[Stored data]
* Begin *

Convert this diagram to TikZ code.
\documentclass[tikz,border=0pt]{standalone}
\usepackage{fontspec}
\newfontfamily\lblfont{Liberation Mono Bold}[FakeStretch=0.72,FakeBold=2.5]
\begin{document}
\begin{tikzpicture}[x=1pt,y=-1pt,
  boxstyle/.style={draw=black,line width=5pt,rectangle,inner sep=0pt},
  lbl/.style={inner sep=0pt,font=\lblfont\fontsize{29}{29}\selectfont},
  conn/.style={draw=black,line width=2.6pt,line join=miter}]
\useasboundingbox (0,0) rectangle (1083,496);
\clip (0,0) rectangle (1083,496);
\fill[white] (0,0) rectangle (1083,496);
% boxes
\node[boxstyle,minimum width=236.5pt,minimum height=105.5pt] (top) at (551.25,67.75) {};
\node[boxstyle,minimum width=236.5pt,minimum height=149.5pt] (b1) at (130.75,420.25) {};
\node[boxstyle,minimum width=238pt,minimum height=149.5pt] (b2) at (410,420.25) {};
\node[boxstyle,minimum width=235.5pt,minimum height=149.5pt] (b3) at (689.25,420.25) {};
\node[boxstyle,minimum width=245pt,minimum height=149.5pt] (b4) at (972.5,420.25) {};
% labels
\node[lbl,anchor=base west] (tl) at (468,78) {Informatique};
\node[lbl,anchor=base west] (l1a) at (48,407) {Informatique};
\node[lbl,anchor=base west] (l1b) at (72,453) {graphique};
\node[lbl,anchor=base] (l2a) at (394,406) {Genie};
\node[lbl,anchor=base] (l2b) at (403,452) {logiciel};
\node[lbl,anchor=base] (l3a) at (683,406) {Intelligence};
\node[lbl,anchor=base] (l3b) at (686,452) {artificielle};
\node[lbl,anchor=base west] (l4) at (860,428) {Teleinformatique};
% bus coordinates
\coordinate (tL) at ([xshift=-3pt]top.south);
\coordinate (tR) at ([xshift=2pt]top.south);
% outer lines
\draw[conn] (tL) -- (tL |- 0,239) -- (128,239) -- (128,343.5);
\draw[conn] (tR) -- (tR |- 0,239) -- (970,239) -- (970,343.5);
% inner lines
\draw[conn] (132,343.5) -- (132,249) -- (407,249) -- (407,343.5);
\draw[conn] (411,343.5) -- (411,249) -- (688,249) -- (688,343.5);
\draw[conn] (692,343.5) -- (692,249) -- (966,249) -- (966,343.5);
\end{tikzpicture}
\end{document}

* End *
* Begin *

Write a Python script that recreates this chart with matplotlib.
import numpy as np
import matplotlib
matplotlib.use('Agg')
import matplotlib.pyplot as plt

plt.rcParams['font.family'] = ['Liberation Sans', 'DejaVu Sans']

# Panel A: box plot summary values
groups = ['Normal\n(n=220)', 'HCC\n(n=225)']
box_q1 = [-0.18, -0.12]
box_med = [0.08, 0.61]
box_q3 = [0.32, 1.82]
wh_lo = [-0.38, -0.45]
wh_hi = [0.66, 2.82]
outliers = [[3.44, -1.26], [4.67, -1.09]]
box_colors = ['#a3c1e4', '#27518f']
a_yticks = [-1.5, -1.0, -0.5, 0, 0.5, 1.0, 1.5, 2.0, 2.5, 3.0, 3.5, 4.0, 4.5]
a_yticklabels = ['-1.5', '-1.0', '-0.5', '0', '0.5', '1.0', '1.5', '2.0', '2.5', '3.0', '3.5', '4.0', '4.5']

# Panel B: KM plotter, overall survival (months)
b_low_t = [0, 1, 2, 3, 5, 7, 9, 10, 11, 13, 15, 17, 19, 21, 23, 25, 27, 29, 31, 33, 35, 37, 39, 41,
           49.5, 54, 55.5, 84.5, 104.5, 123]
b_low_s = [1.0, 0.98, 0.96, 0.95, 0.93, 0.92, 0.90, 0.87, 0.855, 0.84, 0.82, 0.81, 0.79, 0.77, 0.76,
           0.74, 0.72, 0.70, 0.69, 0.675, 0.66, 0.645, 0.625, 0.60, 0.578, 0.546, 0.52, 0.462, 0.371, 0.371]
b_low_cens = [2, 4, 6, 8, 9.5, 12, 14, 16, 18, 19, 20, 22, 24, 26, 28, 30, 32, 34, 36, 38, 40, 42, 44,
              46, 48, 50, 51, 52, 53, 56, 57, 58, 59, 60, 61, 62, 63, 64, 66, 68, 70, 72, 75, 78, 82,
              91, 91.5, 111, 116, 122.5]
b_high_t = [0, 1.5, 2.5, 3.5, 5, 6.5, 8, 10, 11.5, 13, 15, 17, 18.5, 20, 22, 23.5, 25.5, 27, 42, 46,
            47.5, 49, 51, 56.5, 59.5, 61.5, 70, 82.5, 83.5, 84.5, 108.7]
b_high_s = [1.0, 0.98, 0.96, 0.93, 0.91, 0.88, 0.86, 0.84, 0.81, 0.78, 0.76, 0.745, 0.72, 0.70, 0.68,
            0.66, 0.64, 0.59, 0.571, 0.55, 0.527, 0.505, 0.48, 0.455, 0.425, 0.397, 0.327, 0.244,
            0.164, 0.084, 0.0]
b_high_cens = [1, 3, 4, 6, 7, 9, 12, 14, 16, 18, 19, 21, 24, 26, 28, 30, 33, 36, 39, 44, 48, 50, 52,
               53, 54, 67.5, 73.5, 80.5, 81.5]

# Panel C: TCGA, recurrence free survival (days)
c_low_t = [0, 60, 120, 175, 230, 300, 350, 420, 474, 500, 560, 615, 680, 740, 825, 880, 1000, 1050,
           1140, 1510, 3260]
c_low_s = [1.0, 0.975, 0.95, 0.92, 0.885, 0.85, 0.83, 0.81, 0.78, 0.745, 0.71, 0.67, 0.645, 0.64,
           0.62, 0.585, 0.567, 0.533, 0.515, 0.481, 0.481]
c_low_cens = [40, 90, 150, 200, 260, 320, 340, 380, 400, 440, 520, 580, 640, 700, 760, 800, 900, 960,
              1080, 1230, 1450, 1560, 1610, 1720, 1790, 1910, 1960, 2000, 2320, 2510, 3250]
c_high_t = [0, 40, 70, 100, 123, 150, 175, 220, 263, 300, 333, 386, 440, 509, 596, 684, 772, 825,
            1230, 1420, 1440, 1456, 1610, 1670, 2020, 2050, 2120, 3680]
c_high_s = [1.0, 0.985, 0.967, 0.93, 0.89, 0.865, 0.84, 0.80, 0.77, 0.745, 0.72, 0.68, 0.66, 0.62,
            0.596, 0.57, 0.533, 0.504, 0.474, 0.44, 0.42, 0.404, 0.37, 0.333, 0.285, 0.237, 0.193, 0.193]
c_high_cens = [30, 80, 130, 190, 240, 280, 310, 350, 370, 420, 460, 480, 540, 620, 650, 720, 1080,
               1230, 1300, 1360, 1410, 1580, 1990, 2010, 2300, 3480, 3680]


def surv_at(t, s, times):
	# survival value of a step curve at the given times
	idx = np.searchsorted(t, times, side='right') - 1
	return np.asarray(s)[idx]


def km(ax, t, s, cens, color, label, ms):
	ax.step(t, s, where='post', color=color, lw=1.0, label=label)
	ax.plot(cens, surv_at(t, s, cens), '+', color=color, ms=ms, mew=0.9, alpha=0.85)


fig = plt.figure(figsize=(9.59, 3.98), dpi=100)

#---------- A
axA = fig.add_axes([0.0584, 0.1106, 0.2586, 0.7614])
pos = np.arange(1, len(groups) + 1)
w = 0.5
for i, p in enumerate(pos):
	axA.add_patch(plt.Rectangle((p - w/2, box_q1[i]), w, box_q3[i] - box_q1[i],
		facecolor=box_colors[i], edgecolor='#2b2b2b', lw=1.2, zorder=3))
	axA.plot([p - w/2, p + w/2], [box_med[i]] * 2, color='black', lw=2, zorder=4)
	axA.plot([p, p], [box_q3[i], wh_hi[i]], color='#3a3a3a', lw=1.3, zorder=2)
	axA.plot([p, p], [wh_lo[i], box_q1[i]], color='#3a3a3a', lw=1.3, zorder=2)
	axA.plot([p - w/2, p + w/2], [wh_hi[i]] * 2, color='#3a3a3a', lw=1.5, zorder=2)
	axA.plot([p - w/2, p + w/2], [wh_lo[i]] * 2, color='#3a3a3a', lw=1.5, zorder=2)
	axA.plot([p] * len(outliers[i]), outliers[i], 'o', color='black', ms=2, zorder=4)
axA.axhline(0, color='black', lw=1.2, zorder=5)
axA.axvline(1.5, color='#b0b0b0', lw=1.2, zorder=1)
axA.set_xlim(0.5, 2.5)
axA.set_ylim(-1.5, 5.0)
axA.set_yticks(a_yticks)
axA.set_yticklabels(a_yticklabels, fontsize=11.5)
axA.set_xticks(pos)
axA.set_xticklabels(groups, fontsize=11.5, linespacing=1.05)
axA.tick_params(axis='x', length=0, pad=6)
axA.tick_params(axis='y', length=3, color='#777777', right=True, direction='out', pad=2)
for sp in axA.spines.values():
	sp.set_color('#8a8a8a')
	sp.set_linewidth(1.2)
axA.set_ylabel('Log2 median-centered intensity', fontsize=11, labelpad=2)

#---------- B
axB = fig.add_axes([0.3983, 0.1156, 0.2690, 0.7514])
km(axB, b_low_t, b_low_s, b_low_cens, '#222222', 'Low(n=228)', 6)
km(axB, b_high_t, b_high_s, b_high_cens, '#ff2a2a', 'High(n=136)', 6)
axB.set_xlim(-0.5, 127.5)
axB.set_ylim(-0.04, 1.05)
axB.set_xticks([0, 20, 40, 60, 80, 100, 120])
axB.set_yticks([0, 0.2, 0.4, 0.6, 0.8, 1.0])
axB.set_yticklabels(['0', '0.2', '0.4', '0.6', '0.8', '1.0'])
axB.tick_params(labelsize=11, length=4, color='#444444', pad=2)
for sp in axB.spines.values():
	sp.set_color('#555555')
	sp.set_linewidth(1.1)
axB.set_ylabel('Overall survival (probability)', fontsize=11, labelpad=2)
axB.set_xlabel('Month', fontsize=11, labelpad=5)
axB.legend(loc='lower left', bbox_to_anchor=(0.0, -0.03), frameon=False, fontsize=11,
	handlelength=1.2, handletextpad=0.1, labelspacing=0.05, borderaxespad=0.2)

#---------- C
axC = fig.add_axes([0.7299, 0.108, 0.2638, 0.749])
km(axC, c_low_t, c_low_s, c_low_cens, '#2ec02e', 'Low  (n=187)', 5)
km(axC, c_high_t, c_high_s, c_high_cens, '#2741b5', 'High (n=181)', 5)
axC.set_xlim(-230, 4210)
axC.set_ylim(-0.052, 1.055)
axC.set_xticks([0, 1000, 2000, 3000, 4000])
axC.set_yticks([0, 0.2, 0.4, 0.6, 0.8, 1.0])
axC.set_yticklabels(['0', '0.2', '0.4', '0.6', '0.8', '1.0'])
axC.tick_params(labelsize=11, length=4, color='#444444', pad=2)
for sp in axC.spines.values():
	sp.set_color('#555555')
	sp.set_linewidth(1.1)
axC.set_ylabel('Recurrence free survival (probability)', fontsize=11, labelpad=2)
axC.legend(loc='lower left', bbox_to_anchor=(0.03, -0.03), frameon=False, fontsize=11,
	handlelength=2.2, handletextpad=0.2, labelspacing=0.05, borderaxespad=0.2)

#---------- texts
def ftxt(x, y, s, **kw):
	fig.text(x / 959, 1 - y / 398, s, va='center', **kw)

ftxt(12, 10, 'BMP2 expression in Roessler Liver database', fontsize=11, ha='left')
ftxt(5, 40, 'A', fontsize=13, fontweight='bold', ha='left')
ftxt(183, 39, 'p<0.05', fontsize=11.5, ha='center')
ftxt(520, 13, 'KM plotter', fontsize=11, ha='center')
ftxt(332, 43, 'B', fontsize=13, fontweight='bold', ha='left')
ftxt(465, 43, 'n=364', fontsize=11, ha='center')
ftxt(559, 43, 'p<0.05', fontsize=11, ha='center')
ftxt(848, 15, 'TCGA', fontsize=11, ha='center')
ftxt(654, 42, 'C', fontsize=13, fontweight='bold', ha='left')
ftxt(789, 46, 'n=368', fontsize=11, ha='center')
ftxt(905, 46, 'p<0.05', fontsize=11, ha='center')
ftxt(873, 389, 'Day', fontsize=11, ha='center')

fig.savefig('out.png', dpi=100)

* End *

Set task
The lines to extract from the data above begin with the line containing "Write a Python" and end with the line containing "plt.rcParams['font.family'] = ['Liberation". Extract them exactly, including both.

Result of this task
Write a Python script that recreates this chart with matplotlib.
import numpy as np
import matplotlib
matplotlib.use('Agg')
import matplotlib.pyplot as plt

plt.rcParams['font.family'] = ['Liberation Sans', 'DejaVu Sans']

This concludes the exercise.